** EXTRACTED INFORMATION **

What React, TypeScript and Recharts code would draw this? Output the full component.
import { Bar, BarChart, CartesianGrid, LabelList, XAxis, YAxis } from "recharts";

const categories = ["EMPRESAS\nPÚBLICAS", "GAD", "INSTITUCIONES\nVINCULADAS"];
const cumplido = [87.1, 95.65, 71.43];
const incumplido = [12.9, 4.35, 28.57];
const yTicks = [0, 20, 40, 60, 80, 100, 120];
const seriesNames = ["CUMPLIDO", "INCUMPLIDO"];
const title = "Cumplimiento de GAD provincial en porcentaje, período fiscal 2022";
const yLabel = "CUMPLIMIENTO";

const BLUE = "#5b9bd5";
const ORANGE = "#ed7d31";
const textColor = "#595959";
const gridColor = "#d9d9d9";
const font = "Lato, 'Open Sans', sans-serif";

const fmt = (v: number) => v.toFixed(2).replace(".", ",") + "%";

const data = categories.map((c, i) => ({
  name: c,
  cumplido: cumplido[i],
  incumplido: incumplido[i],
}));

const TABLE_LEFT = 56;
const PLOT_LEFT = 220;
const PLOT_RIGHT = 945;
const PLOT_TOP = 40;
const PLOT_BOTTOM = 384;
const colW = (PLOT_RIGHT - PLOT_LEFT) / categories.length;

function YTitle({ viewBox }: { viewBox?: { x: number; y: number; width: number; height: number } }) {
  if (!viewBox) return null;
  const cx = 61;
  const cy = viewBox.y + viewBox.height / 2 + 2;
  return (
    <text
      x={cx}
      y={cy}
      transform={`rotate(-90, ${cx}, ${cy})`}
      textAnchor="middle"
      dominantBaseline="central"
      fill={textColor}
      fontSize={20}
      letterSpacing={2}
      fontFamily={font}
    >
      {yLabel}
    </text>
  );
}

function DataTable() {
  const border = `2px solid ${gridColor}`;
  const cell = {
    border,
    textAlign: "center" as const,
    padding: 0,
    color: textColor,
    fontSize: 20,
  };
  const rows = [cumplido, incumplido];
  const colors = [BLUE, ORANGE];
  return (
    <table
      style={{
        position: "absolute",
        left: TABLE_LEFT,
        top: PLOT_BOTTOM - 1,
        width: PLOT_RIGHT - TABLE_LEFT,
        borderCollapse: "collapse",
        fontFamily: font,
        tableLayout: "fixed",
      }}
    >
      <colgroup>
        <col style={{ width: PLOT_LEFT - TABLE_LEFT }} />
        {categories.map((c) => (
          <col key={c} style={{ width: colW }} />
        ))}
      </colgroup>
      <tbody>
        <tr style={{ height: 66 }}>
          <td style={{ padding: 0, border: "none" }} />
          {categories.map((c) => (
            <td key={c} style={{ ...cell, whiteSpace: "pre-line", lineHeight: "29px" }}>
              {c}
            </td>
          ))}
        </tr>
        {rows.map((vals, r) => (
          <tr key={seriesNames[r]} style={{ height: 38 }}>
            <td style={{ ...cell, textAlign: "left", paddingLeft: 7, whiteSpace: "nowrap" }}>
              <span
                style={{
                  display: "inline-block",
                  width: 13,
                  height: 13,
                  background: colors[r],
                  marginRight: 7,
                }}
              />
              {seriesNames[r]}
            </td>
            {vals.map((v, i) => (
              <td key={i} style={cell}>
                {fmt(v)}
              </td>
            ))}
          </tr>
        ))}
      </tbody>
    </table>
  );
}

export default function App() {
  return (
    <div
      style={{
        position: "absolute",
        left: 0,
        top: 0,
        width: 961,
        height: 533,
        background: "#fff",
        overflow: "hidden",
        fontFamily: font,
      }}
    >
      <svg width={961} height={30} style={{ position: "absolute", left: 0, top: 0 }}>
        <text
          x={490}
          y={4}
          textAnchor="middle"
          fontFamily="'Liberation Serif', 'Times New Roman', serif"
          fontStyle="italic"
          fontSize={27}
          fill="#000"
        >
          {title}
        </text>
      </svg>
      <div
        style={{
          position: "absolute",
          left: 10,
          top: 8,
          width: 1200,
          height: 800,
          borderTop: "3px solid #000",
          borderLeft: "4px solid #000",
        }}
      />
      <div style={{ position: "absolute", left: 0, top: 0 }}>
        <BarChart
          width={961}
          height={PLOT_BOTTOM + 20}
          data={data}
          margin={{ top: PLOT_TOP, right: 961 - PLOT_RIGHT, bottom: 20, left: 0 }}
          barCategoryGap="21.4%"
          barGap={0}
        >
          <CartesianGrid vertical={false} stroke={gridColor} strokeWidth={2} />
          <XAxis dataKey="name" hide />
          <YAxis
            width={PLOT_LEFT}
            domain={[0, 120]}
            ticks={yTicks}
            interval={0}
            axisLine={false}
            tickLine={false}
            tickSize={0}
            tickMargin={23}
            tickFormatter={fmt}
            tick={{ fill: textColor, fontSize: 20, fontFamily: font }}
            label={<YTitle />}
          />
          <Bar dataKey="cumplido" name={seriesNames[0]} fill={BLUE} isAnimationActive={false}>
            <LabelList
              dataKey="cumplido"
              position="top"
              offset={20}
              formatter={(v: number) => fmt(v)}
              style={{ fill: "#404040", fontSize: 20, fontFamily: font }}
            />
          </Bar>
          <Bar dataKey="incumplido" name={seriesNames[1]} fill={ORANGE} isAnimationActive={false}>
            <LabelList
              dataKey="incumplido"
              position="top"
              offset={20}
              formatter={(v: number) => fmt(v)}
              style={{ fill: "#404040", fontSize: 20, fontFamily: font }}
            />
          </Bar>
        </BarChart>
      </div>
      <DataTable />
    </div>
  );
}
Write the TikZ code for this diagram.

** GIVEN TASK **
Copy each line of the entries that includes the word "code".

** ANSWER TO THIS TASK **
What React, TypeScript and Recharts code would draw this? Output the full component.
Write the TikZ code for this diagram.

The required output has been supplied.